Sempre tive fascinação por espelhos desde que descobri Borges e seus emaranhados relatos sobre a infinidade de escadas e suas bibliotecas cheias de Minotauros à espera de mais uma vítima.
Ví que meu reflexo é mais do que eu era, ou esperava que fosse. Toda uma era se passa, toda uma vida corre como um rio de prata, inevitavelmente a caminho de sua foz. O espelho, esse sim, nos retrata e nos recoloca no rumo de nossa existência.
Como passa nossa vida! Às vezes, ela apenas se espaça de instantes de morte, ou de sofrimento, em quinhões de pura felicidade.

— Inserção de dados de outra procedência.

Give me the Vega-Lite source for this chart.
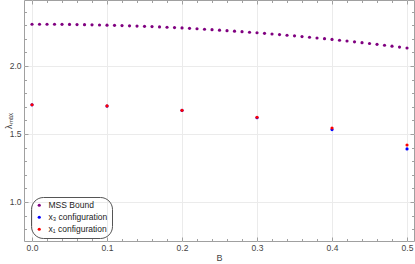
{
 "$schema": "https://vega.github.io/schema/vega-lite/v6.json",
 "width": 390,
 "height": 241,
 "autosize": {"type": "none"},
 "padding": {"left": 24, "top": 0, "right": 1, "bottom": 23},
 "config": {
  "view": {"stroke": "#a0a0a0", "strokeWidth": 1},
  "font": "Liberation Sans",
  "axis": {"domain": false, "tickColor": "#a0a0a0", "labelColor": "#444", "labelFontSize": 8.5, "titleFontSize": 9, "titleFontWeight": "normal", "titleColor": "#444", "gridColor": "#ebebeb"}
 },
 "data": {"values": [
  {"B": 0.00, "v": 2.3070, "s": "MSS Bound"},
  {"B": 0.01, "v": 2.3069, "s": "MSS Bound"},
  {"B": 0.02, "v": 2.3067, "s": "MSS Bound"},
  {"B": 0.03, "v": 2.3064, "s": "MSS Bound"},
  {"B": 0.04, "v": 2.3059, "s": "MSS Bound"},
  {"B": 0.05, "v": 2.3053, "s": "MSS Bound"},
  {"B": 0.06, "v": 2.3045, "s": "MSS Bound"},
  {"B": 0.07, "v": 2.3036, "s": "MSS Bound"},
  {"B": 0.08, "v": 2.3025, "s": "MSS Bound"},
  {"B": 0.09, "v": 2.3013, "s": "MSS Bound"},
  {"B": 0.10, "v": 2.3000, "s": "MSS Bound"},
  {"B": 0.11, "v": 2.2986, "s": "MSS Bound"},
  {"B": 0.12, "v": 2.2970, "s": "MSS Bound"},
  {"B": 0.13, "v": 2.2953, "s": "MSS Bound"},
  {"B": 0.14, "v": 2.2935, "s": "MSS Bound"},
  {"B": 0.15, "v": 2.2915, "s": "MSS Bound"},
  {"B": 0.16, "v": 2.2894, "s": "MSS Bound"},
  {"B": 0.17, "v": 2.2872, "s": "MSS Bound"},
  {"B": 0.18, "v": 2.2848, "s": "MSS Bound"},
  {"B": 0.19, "v": 2.2823, "s": "MSS Bound"},
  {"B": 0.20, "v": 2.2800, "s": "MSS Bound"},
  {"B": 0.21, "v": 2.2765, "s": "MSS Bound"},
  {"B": 0.22, "v": 2.2733, "s": "MSS Bound"},
  {"B": 0.23, "v": 2.2700, "s": "MSS Bound"},
  {"B": 0.24, "v": 2.2667, "s": "MSS Bound"},
  {"B": 0.25, "v": 2.2633, "s": "MSS Bound"},
  {"B": 0.26, "v": 2.2597, "s": "MSS Bound"},
  {"B": 0.27, "v": 2.2560, "s": "MSS Bound"},
  {"B": 0.28, "v": 2.2521, "s": "MSS Bound"},
  {"B": 0.29, "v": 2.2481, "s": "MSS Bound"},
  {"B": 0.30, "v": 2.2440, "s": "MSS Bound"},
  {"B": 0.31, "v": 2.2397, "s": "MSS Bound"},
  {"B": 0.32, "v": 2.2353, "s": "MSS Bound"},
  {"B": 0.33, "v": 2.2308, "s": "MSS Bound"},
  {"B": 0.34, "v": 2.2261, "s": "MSS Bound"},
  {"B": 0.35, "v": 2.2213, "s": "MSS Bound"},
  {"B": 0.36, "v": 2.2163, "s": "MSS Bound"},
  {"B": 0.37, "v": 2.2112, "s": "MSS Bound"},
  {"B": 0.38, "v": 2.2059, "s": "MSS Bound"},
  {"B": 0.39, "v": 2.2005, "s": "MSS Bound"},
  {"B": 0.40, "v": 2.1950, "s": "MSS Bound"},
  {"B": 0.41, "v": 2.1893, "s": "MSS Bound"},
  {"B": 0.42, "v": 2.1835, "s": "MSS Bound"},
  {"B": 0.43, "v": 2.1776, "s": "MSS Bound"},
  {"B": 0.44, "v": 2.1715, "s": "MSS Bound"},
  {"B": 0.45, "v": 2.1653, "s": "MSS Bound"},
  {"B": 0.46, "v": 2.1589, "s": "MSS Bound"},
  {"B": 0.47, "v": 2.1524, "s": "MSS Bound"},
  {"B": 0.48, "v": 2.1457, "s": "MSS Bound"},
  {"B": 0.49, "v": 2.1389, "s": "MSS Bound"},
  {"B": 0.50, "v": 2.1320, "s": "MSS Bound"},
  {"B": 0.0, "v": 1.714, "s": "x₃ configuration"},
  {"B": 0.1, "v": 1.705, "s": "x₃ configuration"},
  {"B": 0.2, "v": 1.673, "s": "x₃ configuration"},
  {"B": 0.3, "v": 1.620, "s": "x₃ configuration"},
  {"B": 0.4, "v": 1.532, "s": "x₃ configuration"},
  {"B": 0.5, "v": 1.390, "s": "x₃ configuration"},
  {"B": 0.0, "v": 1.715, "s": "x₁ configuration"},
  {"B": 0.1, "v": 1.706, "s": "x₁ configuration"},
  {"B": 0.2, "v": 1.674, "s": "x₁ configuration"},
  {"B": 0.3, "v": 1.623, "s": "x₁ configuration"},
  {"B": 0.4, "v": 1.544, "s": "x₁ configuration"},
  {"B": 0.5, "v": 1.419, "s": "x₁ configuration"}
 ]},
 "layer": [
  {
   "mark": {"type": "point", "filled": true, "size": 10, "opacity": 1},
   "encoding": {
    "x": {"field": "B", "type": "quantitative", "scale": {"domain": [-0.0107, 0.5093], "nice": false, "zero": false},
     "axis": {"orient": "bottom", "values": [0, 0.1, 0.2, 0.3, 0.4, 0.5], "format": ".1f", "grid": true, "tickSize": -4, "labelPadding": 6, "title": "B", "titlePadding": 2}},
    "y": {"field": "v", "type": "quantitative", "scale": {"domain": [0.713, 2.485], "nice": false, "zero": false},
     "axis": {"orient": "left", "values": [1.0, 1.5, 2.0], "format": ".1f", "grid": true, "tickSize": -4, "labelPadding": 7, "title": "λₘₐₓ", "titlePadding": -4}},
    "color": {"field": "s", "type": "nominal",
     "scale": {"domain": ["MSS Bound", "x₃ configuration", "x₁ configuration"], "range": ["#800080", "#0000ff", "#ff0000"]},
     "legend": {"orient": "none", "legendX": 7, "legendY": 197, "title": null, "strokeColor": "#555", "cornerRadius": 12, "padding": 4, "symbolType": "circle", "symbolSize": 10, "symbolStrokeWidth": 0, "labelFontSize": 8.5, "labelColor": "#222", "rowPadding": 3, "labelOffset": 5}}
   }
  },
  {
   "mark": {"type": "point", "opacity": 0},
   "encoding": {
    "x": {"field": "B", "type": "quantitative", "axis": {"orient": "bottom", "values": [0.02, 0.04, 0.06, 0.08, 0.12, 0.14, 0.16, 0.18, 0.22, 0.24, 0.26, 0.28, 0.32, 0.34, 0.36, 0.38, 0.42, 0.44, 0.46, 0.48], "labels": false, "grid": false, "tickSize": -2.5, "title": null}},
    "y": {"field": "v", "type": "quantitative", "axis": {"orient": "left", "values": [0.8, 0.9, 1.1, 1.2, 1.3, 1.4, 1.6, 1.7, 1.8, 1.9, 2.1, 2.2, 2.3, 2.4], "labels": false, "grid": false, "tickSize": -2.5, "title": null}}
   }
  },
  {
   "mark": {"type": "point", "opacity": 0},
   "encoding": {
    "x": {"field": "B", "type": "quantitative", "axis": {"orient": "top", "values": [0, 0.1, 0.2, 0.3, 0.4, 0.5], "labels": false, "grid": false, "tickSize": -4, "title": null}},
    "y": {"field": "v", "type": "quantitative", "axis": {"orient": "right", "values": [1.0, 1.5, 2.0], "labels": false, "grid": false, "tickSize": -4, "title": null}}
   }
  },
  {
   "mark": {"type": "point", "opacity": 0},
   "encoding": {
    "x": {"field": "B", "type": "quantitative", "axis": {"orient": "top", "values": [0.02, 0.04, 0.06, 0.08, 0.12, 0.14, 0.16, 0.18, 0.22, 0.24, 0.26, 0.28, 0.32, 0.34, 0.36, 0.38, 0.42, 0.44, 0.46, 0.48], "labels": false, "grid": false, "tickSize": -2.5, "title": null}},
    "y": {"field": "v", "type": "quantitative", "axis": {"orient": "right", "values": [0.8, 0.9, 1.1, 1.2, 1.3, 1.4, 1.6, 1.7, 1.8, 1.9, 2.1, 2.2, 2.3, 2.4], "labels": false, "grid": false, "tickSize": -2.5, "title": null}}
   }
  }
 ],
 "resolve": {"axis": {"x": "independent", "y": "independent"}}
}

Esgarça-se pouco a pouco, esvazia-se como um balão de fumaça e sobra o pouco tempo que flui e o desgraçado está lá, qual abutre de fina tez, ave de rapina a gargalhar de nosso olhar crítico ao constatarmos o que nos espera após o nosso medo, após nossa miragem sem graça.
Alguém já disse, a vida é sonho, eu acrescento: qual vida não é uma simples imagem, um reverso do avesso do espelho em sua reflexão de um mundo inteiro em si mesmo, como se a realidade fora outra que não a refletida na argêntea superfície do lago calmo que nos capta?